EXERCISE
Only the number is wanted: how many lines contain "script"?

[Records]
···
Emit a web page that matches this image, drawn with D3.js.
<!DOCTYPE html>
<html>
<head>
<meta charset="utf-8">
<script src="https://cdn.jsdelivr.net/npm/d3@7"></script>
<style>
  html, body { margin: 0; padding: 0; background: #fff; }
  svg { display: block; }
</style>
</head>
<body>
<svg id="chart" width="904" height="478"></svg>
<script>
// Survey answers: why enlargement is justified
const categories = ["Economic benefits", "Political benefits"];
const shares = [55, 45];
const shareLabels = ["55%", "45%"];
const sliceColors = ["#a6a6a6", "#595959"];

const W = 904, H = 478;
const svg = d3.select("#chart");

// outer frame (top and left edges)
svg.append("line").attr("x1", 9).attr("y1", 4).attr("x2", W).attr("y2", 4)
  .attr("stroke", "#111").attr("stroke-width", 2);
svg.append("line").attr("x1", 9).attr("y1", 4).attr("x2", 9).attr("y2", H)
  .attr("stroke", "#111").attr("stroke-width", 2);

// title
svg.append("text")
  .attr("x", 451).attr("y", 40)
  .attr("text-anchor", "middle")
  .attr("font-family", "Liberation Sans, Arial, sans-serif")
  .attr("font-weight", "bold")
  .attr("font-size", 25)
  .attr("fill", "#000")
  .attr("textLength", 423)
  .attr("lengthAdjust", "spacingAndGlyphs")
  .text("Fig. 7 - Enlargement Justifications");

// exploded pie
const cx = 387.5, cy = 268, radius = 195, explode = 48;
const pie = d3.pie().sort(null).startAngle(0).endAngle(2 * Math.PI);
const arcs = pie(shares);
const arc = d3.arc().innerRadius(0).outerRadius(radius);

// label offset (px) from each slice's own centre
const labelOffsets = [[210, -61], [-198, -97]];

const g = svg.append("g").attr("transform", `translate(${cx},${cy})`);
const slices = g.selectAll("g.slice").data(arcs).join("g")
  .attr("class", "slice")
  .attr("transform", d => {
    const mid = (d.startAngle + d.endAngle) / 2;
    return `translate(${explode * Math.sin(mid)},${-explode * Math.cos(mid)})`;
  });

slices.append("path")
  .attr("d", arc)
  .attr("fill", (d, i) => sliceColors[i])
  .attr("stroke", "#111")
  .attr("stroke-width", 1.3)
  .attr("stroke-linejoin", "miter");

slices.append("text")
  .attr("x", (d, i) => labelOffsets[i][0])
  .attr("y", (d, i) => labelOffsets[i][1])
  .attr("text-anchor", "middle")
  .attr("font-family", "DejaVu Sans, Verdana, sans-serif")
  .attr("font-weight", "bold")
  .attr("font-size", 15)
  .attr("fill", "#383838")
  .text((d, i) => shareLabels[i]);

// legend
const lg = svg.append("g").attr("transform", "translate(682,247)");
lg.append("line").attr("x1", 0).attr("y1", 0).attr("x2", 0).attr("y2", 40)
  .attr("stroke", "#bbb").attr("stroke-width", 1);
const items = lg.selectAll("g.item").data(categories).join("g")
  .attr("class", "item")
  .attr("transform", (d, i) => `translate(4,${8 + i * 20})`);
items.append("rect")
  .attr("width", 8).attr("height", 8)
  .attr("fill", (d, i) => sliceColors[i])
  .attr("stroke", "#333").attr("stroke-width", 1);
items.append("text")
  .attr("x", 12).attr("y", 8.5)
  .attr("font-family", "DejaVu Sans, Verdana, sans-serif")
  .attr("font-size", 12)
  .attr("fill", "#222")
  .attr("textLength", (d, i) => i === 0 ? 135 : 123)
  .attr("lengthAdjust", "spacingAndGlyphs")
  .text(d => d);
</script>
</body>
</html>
···
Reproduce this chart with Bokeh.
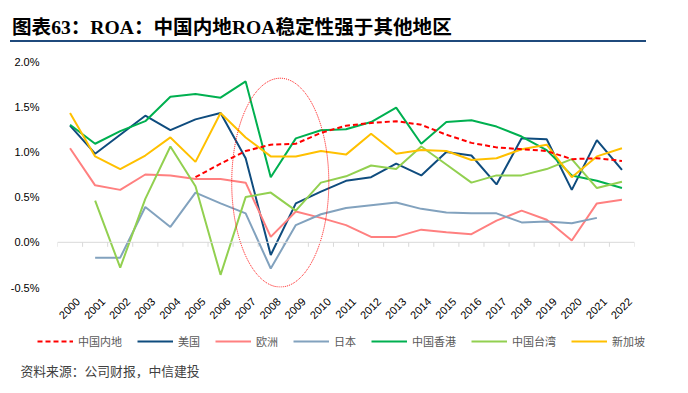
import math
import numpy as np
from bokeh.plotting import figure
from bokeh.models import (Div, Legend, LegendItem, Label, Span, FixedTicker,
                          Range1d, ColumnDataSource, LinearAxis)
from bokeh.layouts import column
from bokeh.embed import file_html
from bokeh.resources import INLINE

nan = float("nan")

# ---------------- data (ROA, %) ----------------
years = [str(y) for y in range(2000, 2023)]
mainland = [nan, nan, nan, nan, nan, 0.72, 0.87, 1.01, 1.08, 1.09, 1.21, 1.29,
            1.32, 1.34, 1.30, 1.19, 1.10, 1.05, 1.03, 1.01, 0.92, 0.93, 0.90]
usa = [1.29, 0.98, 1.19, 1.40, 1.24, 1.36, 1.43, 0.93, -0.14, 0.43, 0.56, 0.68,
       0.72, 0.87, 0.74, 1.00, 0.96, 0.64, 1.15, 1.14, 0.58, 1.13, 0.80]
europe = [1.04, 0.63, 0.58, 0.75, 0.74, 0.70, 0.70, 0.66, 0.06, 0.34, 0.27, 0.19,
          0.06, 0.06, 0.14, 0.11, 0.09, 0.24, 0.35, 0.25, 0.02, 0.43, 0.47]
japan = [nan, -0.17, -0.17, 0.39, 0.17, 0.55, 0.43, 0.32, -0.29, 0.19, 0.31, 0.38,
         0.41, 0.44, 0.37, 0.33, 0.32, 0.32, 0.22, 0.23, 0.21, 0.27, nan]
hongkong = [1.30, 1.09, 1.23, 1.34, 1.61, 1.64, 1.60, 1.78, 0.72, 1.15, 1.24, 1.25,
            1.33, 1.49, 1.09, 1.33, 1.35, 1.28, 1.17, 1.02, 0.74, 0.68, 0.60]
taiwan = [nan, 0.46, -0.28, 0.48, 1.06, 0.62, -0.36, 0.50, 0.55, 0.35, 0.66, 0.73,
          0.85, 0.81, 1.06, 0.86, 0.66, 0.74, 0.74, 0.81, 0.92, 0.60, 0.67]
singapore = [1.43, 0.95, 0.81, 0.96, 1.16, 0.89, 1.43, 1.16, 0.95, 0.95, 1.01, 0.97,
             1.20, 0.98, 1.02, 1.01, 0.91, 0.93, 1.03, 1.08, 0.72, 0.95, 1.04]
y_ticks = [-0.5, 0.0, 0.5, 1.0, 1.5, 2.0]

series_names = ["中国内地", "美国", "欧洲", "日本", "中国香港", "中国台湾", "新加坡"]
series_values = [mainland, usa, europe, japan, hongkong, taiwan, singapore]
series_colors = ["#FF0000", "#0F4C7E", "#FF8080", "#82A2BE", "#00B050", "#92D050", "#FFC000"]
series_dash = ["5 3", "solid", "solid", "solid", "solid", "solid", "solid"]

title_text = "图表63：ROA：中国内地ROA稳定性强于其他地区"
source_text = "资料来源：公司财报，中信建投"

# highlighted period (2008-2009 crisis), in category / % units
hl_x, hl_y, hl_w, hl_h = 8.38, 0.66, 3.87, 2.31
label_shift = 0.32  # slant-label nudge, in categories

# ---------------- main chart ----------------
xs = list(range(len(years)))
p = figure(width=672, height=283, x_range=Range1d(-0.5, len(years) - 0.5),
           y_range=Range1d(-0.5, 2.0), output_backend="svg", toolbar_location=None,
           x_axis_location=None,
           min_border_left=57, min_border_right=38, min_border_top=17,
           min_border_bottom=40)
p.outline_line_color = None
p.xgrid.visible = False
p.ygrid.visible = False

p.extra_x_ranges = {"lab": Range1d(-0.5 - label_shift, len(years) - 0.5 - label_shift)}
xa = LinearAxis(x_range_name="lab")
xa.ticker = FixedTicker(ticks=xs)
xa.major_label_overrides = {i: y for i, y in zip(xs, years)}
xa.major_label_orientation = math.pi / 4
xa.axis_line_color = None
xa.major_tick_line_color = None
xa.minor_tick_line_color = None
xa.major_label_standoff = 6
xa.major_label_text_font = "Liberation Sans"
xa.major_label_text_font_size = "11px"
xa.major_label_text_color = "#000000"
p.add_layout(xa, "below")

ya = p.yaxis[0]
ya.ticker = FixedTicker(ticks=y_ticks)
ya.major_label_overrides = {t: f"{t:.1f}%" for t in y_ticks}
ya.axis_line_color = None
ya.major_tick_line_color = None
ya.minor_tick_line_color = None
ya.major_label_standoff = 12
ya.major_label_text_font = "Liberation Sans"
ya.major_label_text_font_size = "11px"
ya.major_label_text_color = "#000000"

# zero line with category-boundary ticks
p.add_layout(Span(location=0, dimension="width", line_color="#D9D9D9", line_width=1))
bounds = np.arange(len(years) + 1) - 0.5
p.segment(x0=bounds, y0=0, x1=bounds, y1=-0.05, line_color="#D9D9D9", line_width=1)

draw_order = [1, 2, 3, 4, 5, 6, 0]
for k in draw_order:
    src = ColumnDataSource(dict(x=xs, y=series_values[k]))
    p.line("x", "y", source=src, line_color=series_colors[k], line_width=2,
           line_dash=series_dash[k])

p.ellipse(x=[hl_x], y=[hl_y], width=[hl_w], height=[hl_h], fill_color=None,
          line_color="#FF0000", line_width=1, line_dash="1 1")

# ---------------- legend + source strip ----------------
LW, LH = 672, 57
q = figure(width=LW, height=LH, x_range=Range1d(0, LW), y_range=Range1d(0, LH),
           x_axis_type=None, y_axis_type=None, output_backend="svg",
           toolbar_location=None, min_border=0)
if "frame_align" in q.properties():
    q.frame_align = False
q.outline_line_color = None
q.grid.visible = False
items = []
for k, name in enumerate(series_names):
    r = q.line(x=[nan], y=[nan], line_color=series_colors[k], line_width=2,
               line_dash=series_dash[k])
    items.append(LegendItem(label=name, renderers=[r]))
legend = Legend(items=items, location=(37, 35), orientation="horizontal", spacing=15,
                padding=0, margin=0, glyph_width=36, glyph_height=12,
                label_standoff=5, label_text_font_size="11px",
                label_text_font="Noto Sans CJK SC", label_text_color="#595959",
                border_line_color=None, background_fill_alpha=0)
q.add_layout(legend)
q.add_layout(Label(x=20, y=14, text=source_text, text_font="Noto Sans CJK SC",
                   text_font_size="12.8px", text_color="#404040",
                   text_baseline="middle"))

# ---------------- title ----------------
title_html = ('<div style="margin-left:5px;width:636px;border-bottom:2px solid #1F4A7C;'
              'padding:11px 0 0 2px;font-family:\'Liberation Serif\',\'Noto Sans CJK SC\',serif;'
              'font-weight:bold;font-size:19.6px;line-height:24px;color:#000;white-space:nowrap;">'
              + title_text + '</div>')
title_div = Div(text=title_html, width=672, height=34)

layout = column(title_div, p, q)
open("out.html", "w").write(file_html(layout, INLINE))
···
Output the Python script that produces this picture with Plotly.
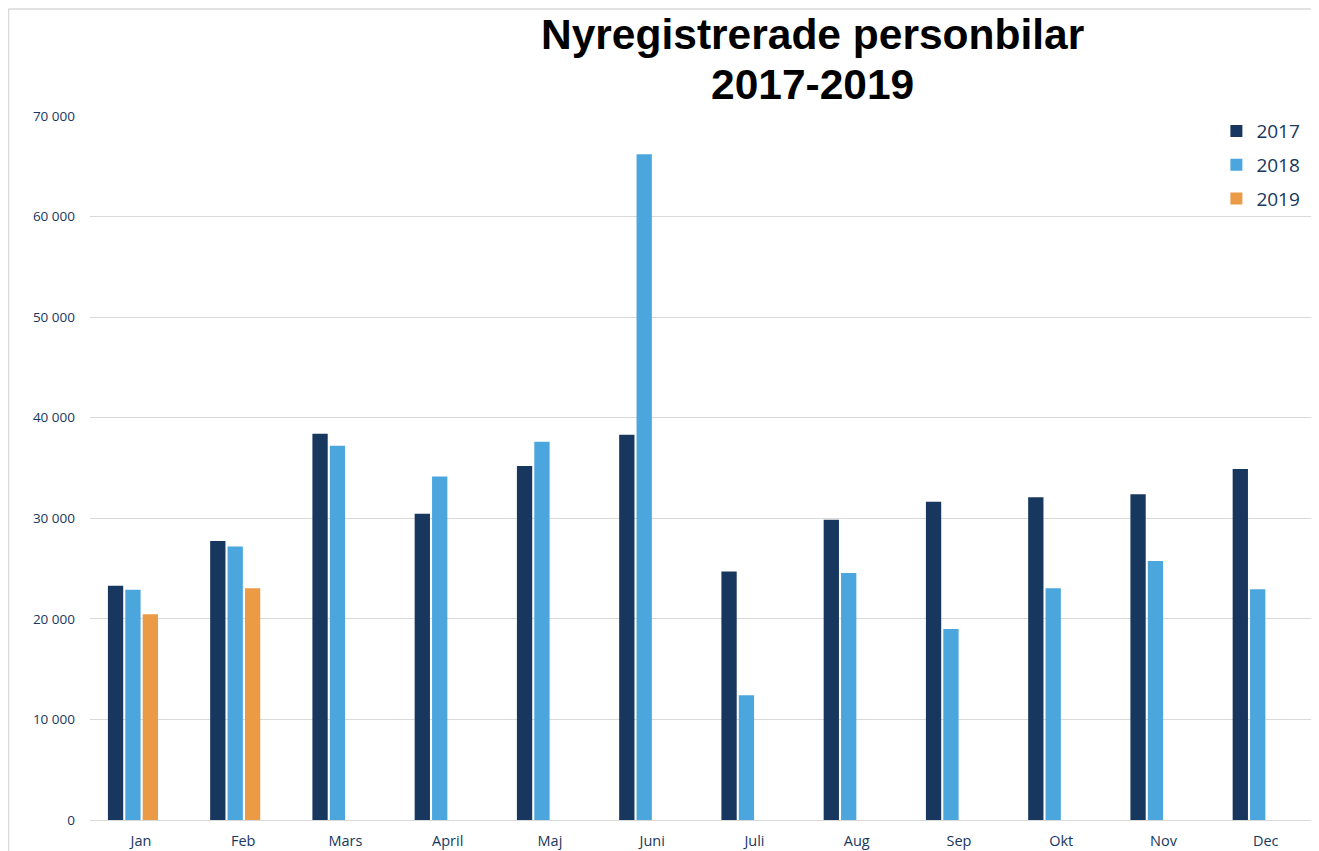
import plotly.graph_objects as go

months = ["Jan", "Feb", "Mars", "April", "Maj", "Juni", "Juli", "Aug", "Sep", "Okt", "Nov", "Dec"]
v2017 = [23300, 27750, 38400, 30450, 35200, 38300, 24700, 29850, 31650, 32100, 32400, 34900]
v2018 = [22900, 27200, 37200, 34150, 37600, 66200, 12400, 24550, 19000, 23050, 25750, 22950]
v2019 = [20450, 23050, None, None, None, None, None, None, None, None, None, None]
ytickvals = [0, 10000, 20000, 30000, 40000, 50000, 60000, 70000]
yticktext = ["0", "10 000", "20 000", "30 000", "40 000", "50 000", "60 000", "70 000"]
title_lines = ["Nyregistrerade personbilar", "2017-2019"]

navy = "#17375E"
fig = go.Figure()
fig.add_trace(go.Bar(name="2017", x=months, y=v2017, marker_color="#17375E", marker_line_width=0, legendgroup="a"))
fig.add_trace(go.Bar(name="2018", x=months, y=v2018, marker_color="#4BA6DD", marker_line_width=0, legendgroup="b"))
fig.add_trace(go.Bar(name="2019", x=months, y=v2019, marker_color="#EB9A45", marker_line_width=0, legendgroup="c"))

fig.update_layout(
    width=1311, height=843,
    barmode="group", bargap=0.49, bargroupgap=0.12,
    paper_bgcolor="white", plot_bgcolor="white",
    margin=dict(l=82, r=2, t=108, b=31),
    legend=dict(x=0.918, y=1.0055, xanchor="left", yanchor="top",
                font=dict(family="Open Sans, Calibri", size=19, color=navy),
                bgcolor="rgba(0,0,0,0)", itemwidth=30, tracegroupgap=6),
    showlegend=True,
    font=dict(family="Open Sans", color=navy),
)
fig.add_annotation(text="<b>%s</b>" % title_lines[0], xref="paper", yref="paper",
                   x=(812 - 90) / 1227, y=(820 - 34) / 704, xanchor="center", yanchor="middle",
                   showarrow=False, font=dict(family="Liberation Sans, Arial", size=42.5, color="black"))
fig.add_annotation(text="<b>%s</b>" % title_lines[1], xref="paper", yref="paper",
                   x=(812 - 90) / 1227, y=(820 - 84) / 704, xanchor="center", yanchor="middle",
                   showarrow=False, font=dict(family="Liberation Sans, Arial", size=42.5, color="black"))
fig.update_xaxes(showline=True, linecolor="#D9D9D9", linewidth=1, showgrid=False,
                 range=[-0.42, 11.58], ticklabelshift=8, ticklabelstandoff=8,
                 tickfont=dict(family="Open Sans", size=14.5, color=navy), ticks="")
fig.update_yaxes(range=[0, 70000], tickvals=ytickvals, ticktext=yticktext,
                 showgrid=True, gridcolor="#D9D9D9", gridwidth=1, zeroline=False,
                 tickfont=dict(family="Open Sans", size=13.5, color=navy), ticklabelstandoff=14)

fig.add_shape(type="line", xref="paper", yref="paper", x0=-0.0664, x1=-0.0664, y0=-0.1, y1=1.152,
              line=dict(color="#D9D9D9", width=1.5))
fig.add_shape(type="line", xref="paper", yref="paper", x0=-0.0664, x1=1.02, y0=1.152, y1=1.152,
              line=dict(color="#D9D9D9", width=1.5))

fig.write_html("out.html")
···
WRITTEN REPLY
4